Es sollte allen Anbietern gleichwertiger zentraler Plattformdienste gestattet werden, sich mit "nummernunabhängigen interpersonellen Kommunikationsdiensten" oder sozialen Netzwerkservices der Gatekeeper auf Antrag hin kostenlos "zusammenzuschalten", heißt es in dem Beschluss. Diese Verknüpfung müsse zu den Bedingungen und in der Qualität erfolgen, die dem Torwächter zur Verfügung stehen oder von ihm genutzt werden. Dabei sei ein hohes Maß an Sicherheit und Datenschutz zu gewährleisten. Eingeschlossen sein sollen "Funktionen wie Text, Video, Sprache und Bild", bei Social Media etwa "Beiträge, Likes und Kommentare".

Erst am Montag hatte der IMCO auch den Kurs der Volksvertreter zum parallel debattierten Digital Services Act (DSA) abgesteckt. Darin macht er sich für ein Recht auf eine wirksame durchgehende Verschlüsselung etwa bei Messengern stark. Evelyne Gebhardt, Verhandlungsführerin der Sozialdemokraten beim DMA, sieht darin keinen Widerspruch. "Es gibt technische Möglichkeiten, um Verschlüsselung und Datenschutz zu wahren." Dies hätten Experten den Abgeordneten versichert. Der Austausch sei so gestaltbar, dass etwa ein Signal-Nutzer mit Threema direkt kommunizieren könne, ohne dass die zweite Plattform auch Zugriff bekomme auf Metadaten und Adressbuch.

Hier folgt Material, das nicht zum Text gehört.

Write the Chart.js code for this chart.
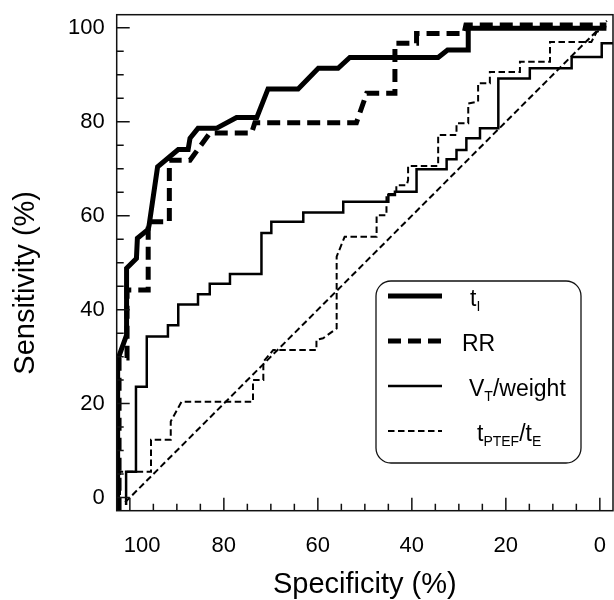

"Es geht nicht um die Interoperabilität des ganzen Systems", sondern um die "Basiskommunikation", führte Gebhardt aus. Sie persönlich habe es satt, ständig neue Messenger-Plattformen installieren zu müssen, nur weil wieder einer ihrer Kontakte eine andere App verwende. Der Linke Martin Schirdewan unterstrich, er wolle dank der geforderten Zusammenschaltung etwa seinen "Familien- und Freundeskreis zur Zoom-Party über alle Messenger einladen" können.

Das Bundesamt für Sicherheit in der Informationstechnik (BSI) hatte für den Austausch jüngst das von der Internet Engineering Task Force (IETF) vorangetriebene MLS-Protokoll (Messaging Layer Security) ins Spiel gebracht. Dieses könnte nach Abschluss des Standardisierungsverfahrens die gewünschte sichere Kommunikation zwischen unterschiedlichen Chat-Diensten ermöglichen. Auch die Bundesnetzagentur arbeitet an technischen Lösungen. Sie hat dabei "Bridges" als Art Übersetzungsfunktion, offene Schnittstellen und eine vollständige Standardisierung im Blick.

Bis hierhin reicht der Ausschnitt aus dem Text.